• Goal:
Copy each line that has the string "this" somewhere in it.

• Given records:
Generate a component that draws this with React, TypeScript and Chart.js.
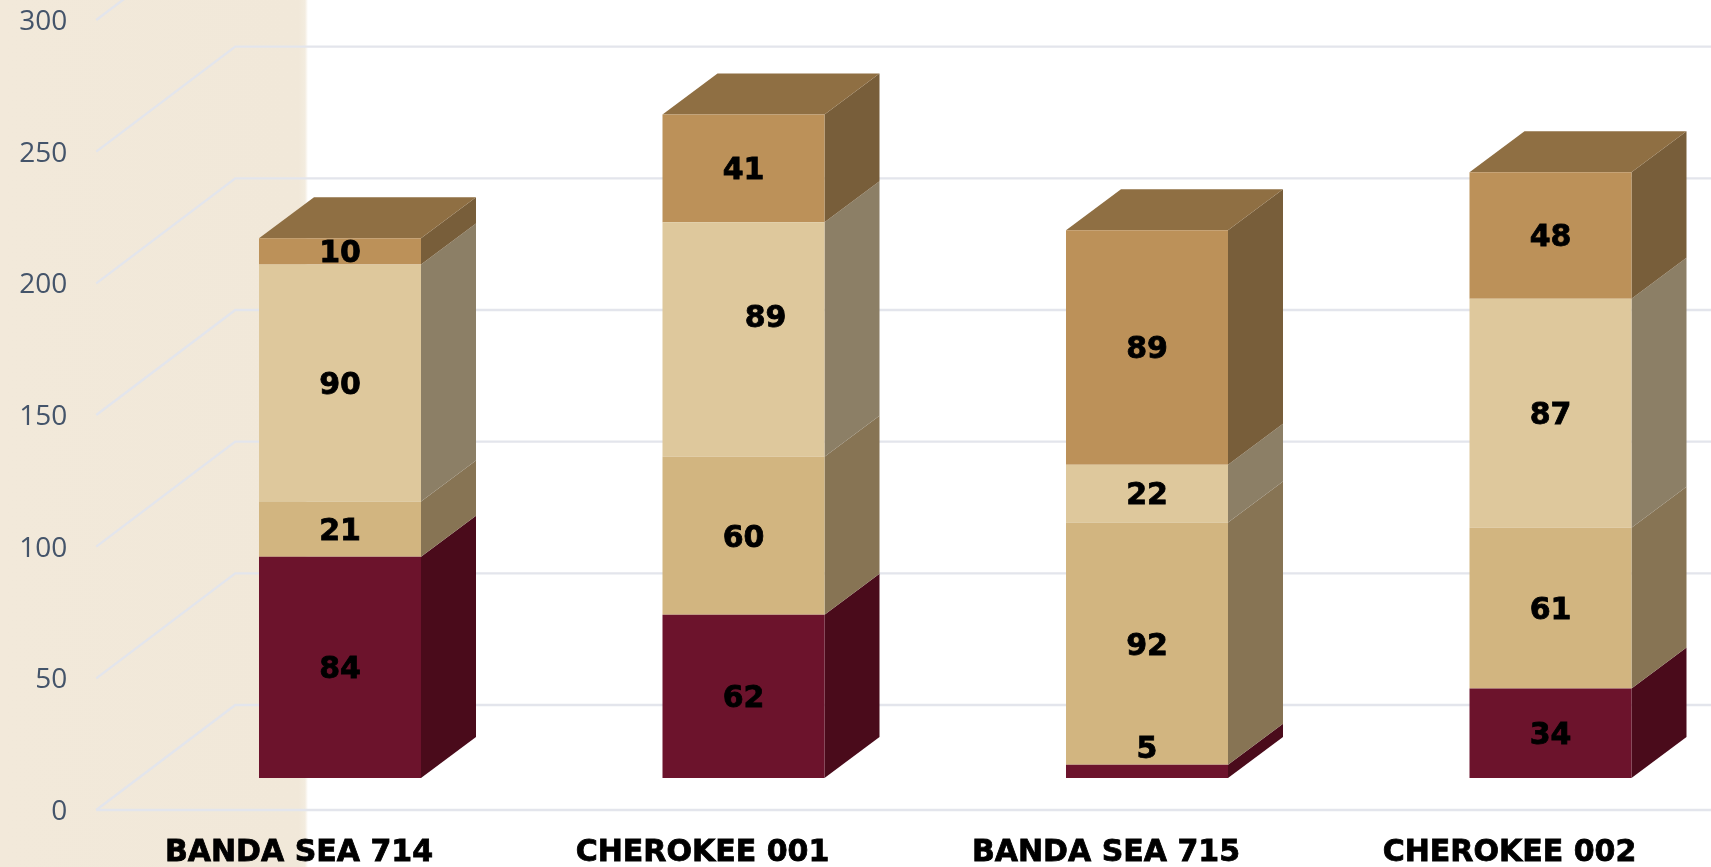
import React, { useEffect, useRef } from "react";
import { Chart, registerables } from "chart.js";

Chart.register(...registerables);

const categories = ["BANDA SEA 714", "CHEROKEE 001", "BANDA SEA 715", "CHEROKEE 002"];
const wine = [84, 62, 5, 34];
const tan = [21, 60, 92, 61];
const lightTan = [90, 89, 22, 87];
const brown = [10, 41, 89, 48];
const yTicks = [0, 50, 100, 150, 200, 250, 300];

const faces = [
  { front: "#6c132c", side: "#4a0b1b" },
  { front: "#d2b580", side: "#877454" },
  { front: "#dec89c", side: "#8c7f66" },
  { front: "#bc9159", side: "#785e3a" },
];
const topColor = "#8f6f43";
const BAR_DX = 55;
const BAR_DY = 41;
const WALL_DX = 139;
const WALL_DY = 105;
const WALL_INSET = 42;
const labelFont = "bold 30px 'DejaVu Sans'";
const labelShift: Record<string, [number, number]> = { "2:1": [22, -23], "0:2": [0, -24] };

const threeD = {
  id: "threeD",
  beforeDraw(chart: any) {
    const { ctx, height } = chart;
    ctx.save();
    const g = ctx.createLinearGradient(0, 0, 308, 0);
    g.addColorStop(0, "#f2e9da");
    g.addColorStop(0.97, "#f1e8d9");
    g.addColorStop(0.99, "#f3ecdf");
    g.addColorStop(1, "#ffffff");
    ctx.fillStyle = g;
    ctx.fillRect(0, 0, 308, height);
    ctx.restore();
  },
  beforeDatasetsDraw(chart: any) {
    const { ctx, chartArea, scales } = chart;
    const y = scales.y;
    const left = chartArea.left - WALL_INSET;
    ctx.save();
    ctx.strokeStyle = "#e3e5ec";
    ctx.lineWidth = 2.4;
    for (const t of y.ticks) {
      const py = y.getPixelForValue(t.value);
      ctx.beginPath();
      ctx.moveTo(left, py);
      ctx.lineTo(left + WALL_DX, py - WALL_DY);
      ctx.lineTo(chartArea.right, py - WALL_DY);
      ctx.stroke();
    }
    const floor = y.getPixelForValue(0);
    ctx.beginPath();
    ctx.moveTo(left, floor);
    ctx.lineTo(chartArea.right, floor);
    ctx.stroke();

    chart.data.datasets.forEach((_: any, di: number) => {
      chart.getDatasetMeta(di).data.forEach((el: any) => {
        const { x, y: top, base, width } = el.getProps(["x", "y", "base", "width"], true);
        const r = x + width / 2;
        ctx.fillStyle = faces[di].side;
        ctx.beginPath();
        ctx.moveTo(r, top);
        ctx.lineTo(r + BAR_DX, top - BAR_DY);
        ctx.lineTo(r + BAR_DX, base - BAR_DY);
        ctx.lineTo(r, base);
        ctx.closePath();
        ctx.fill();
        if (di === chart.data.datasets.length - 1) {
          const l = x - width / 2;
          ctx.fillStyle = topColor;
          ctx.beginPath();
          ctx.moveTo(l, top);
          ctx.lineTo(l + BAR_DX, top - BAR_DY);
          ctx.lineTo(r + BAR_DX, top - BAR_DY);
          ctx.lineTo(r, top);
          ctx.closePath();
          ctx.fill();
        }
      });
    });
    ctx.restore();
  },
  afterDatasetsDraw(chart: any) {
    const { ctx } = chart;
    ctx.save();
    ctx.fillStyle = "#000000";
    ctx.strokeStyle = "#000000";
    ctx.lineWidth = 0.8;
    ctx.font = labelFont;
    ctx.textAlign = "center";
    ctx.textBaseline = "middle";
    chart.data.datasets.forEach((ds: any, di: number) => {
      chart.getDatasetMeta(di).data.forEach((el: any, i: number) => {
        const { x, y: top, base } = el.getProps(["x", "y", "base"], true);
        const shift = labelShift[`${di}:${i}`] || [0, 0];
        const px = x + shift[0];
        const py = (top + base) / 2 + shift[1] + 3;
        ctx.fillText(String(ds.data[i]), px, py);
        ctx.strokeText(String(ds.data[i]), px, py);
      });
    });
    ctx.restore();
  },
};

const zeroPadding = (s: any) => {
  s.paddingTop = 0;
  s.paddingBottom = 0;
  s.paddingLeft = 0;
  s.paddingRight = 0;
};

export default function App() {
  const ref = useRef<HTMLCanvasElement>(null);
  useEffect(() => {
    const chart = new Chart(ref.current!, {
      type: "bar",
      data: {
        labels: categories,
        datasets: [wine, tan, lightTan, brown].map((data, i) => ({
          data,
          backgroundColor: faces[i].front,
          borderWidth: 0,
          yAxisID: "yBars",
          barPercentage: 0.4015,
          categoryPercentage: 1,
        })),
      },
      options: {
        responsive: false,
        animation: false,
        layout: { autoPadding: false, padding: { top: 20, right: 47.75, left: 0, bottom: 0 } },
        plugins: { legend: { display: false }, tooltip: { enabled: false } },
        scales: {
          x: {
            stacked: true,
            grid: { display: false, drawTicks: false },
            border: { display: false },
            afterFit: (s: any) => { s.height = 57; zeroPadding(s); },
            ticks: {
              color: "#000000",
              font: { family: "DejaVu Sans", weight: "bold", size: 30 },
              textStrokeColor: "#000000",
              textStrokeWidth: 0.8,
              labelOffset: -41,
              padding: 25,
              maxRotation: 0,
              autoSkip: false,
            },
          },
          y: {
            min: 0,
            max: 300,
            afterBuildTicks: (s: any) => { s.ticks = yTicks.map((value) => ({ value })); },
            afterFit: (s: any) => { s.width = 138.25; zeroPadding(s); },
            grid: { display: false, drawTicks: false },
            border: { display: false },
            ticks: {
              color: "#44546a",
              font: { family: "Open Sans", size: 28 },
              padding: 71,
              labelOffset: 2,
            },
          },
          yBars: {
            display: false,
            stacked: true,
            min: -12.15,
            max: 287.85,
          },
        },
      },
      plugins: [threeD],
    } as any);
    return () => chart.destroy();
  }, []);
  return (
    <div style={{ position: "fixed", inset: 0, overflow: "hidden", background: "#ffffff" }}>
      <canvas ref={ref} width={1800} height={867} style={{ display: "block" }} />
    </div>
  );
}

---

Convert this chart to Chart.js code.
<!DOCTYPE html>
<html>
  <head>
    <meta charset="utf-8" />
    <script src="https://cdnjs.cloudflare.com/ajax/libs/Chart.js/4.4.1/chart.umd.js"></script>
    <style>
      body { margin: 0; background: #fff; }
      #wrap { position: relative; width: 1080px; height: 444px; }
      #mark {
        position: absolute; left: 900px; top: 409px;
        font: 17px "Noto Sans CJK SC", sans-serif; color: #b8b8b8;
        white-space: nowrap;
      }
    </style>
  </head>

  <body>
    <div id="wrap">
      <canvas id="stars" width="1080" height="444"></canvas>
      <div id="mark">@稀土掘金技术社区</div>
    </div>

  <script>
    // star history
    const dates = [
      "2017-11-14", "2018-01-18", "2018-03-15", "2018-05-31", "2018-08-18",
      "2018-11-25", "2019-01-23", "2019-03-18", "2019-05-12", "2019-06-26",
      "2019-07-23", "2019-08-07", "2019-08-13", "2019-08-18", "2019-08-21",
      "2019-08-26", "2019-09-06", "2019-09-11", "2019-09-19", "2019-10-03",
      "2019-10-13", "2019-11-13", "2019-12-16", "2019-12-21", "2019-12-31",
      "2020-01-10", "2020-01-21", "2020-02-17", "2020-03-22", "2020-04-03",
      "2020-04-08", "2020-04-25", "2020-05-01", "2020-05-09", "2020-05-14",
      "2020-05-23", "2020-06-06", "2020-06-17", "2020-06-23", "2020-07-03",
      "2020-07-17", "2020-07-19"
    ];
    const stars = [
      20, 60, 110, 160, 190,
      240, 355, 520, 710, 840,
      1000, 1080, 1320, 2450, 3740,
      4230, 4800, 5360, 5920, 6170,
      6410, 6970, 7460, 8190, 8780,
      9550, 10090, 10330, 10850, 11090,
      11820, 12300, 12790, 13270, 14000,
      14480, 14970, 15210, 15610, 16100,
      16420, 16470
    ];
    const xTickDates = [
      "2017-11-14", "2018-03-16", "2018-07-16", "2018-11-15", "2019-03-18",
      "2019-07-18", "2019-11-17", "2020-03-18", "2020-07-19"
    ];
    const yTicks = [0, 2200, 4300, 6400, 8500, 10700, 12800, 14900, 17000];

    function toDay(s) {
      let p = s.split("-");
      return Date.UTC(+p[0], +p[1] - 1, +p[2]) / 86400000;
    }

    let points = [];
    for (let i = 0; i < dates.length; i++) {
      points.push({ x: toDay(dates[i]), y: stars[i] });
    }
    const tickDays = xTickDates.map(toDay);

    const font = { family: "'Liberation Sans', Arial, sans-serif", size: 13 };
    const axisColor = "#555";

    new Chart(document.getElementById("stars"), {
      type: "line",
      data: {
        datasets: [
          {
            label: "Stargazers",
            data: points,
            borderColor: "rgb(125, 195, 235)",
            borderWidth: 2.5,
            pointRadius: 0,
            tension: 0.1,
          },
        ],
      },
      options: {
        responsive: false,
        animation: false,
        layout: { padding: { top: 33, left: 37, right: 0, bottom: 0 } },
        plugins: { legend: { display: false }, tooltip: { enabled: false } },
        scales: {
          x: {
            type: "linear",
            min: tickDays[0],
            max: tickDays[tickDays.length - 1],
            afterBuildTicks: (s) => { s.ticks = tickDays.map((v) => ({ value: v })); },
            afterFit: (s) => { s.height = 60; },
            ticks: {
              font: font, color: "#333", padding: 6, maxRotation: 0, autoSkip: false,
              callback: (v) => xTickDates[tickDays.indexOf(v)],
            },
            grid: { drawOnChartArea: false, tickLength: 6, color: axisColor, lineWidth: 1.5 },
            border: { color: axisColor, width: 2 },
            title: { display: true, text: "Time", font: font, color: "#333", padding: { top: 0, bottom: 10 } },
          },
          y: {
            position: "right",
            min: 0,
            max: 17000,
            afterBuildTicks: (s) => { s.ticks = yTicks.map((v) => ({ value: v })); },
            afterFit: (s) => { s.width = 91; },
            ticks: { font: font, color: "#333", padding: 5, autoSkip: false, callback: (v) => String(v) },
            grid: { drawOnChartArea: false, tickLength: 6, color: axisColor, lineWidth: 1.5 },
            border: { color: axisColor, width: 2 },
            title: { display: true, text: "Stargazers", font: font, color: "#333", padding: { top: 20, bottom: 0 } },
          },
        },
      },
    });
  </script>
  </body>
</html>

...

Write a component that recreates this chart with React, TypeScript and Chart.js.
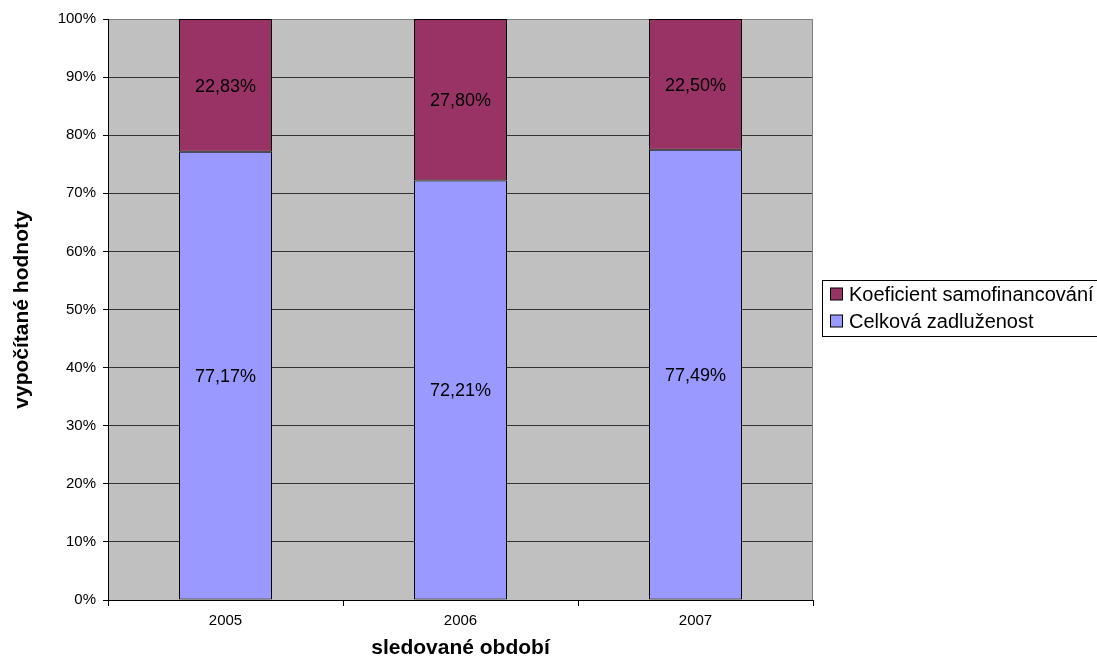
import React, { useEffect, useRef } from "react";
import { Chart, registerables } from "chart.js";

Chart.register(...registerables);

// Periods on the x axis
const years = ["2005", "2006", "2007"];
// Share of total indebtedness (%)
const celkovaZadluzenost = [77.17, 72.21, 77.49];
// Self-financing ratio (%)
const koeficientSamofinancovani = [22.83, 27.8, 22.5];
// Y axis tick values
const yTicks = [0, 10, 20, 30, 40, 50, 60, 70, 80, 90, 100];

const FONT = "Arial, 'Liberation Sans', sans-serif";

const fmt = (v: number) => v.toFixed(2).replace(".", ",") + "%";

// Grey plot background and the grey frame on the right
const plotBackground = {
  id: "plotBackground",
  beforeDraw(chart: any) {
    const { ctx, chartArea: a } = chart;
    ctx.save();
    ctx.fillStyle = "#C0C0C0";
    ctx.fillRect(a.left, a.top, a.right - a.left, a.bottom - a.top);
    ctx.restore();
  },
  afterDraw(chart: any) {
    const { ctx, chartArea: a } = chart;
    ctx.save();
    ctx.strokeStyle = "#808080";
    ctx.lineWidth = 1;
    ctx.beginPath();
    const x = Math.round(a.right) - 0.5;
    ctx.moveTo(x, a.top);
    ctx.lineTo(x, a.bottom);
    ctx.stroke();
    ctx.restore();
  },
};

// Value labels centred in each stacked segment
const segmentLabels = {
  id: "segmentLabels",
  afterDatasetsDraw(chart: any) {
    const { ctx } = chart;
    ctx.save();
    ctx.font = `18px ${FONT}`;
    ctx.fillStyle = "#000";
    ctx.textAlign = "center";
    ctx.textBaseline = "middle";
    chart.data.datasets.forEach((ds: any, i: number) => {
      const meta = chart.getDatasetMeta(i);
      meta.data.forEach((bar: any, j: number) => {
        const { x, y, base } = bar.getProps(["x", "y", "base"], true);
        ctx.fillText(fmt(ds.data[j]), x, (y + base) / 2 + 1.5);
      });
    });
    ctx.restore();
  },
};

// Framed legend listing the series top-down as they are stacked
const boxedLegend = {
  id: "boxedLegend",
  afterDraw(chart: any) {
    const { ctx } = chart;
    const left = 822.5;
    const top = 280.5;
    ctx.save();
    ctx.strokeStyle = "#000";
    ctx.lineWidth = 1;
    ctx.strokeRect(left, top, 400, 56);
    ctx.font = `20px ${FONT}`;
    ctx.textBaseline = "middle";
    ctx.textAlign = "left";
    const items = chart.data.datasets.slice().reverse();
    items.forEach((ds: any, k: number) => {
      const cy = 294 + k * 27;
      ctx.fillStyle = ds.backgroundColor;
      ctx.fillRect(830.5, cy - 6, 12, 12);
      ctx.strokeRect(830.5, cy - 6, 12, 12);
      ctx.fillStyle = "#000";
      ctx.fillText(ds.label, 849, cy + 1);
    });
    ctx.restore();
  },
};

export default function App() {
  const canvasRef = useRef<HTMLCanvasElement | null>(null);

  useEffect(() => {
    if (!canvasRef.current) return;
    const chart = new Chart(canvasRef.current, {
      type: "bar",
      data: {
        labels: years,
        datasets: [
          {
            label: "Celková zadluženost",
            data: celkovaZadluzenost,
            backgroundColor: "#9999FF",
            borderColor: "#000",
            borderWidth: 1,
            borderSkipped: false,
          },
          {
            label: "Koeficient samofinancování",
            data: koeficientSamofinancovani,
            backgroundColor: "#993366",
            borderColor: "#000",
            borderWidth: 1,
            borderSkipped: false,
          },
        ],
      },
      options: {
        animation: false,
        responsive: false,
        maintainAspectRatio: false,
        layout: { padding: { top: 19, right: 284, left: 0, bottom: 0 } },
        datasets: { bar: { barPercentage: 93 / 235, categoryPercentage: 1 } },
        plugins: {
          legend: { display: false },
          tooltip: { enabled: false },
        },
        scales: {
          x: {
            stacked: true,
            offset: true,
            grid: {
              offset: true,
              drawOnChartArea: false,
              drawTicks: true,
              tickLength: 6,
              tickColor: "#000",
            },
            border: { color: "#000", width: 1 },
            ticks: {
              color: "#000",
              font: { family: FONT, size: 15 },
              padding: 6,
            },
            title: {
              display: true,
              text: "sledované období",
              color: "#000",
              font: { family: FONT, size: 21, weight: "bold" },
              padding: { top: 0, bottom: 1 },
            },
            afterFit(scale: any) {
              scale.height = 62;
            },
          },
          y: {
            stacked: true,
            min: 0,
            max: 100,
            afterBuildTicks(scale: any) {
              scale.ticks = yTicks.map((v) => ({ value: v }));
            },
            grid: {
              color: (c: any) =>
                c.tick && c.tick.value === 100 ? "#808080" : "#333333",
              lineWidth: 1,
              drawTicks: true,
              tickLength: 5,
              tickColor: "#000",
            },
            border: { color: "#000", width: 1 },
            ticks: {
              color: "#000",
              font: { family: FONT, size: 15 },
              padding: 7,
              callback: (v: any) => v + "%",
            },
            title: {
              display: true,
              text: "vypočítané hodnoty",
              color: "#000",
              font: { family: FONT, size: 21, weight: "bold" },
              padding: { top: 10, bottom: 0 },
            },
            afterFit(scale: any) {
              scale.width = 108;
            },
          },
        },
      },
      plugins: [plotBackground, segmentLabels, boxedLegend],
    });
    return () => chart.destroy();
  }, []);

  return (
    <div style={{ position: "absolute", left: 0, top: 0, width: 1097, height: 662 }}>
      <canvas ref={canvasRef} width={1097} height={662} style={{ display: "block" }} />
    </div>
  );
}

• Answer in full:
Generate a component that draws this with React, TypeScript and Chart.js.
Convert this chart to Chart.js code.
Write a component that recreates this chart with React, TypeScript and Chart.js.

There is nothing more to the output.